When Vicious entered the band in February of 1977, he could barely play his instrument, but was generally described as a nice kid. All of this changed rather rapidly, however, when he became involved with a woman named Nancy Spungen, a New Yorker with a nasty drug problem and an interest in bedding musicians. The tragedy of Sid Vicious, his eventual addiction, and his persona, is that he was the uncontrollable yet logical culmination of the Sex Pistols’ carefully constructed machine. As a member of the band, he took it upon himself to embody the utter destruction and disorder the Sex Pistols evoked—and disorder, of course, is unsustainable. When the band embarked on a tour of the American South to support their album in January of 1978, they clashed bitterly with each other as well as the audience members. The tour did not last long. Strung out, stranded, and sick in every sense of the word, the Sex Pistols played their last show on January 14th, 1978. They closed with a cover of the Stooges’ “No Fun,” before Rotten famously asked the audience “Ever get the feeling you’ve been cheated?” The next day, the band dispersed, Rotten was left without a way home, and Vicious relocated to New York where he would famously die only a year later.
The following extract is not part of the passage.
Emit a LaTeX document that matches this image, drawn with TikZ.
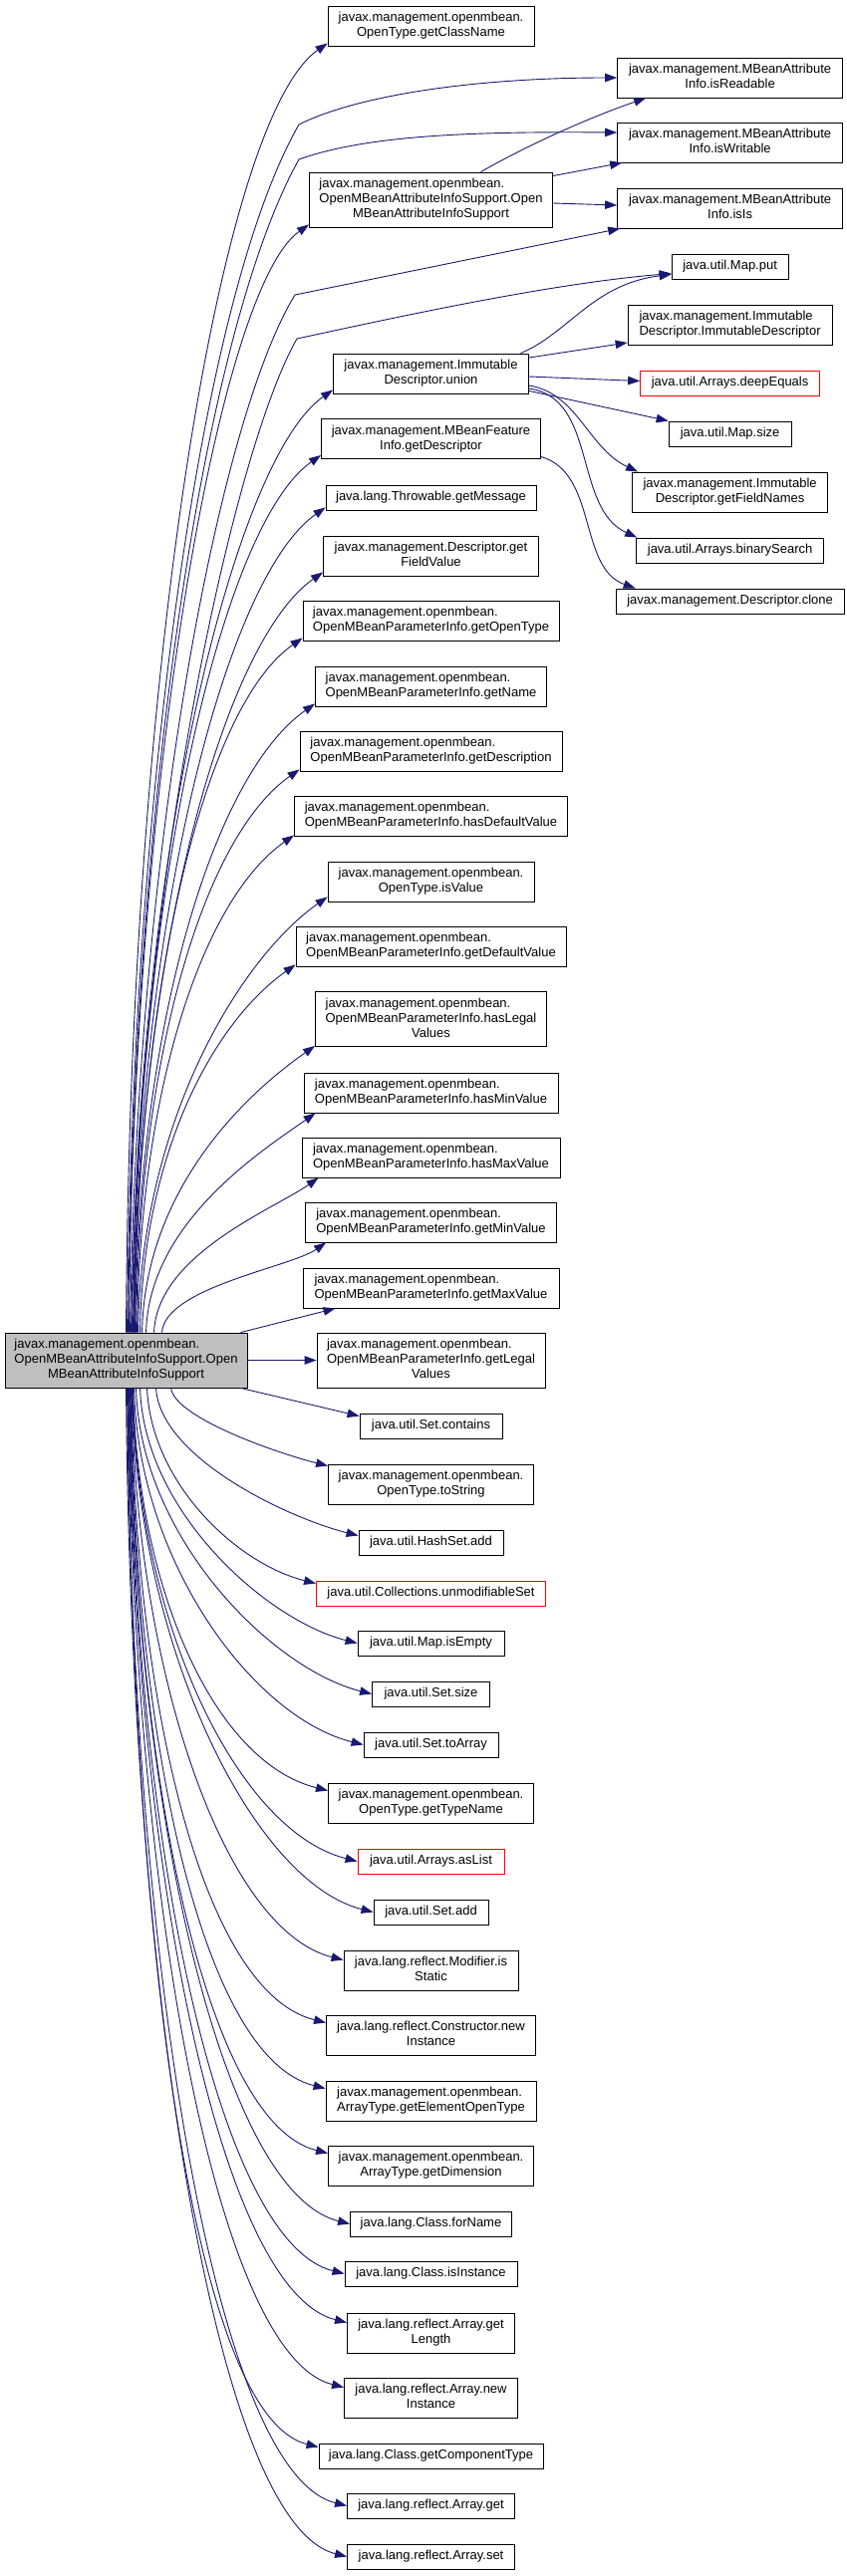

The point of all this is not to degrade the Sex Pistols, nor to trivialize them or instill them with some academic agenda they were obviously disinterested in, if not disgusted by. At the heart of it all, the Sex Pistols were a fantastic rock ‘n’ roll band. They wrote incredible and volatile songs and understood how to manipulate the conventions of rock to a degree of success achieved by few other bands. But their complexity, along with perhaps their continued relevance and staying power, comes from their ability to synthesize. They drew influences from the air around them to create something coherent, violent, exciting—something that, if not new, felt new. They were one of the first punk bands to so consciously and carefully craft an image, and one of the few to have the image propel their success. Were they authentic? It’s hard to say. They were undeniably constructed and undeniably wild. They helped create a movement in England that has influenced everything from Britpop to hip-hop. But did they mean it? At this point in my life, with my hair now a much more flattering shade of purple, I simply find it hard to care. What matters is they did it.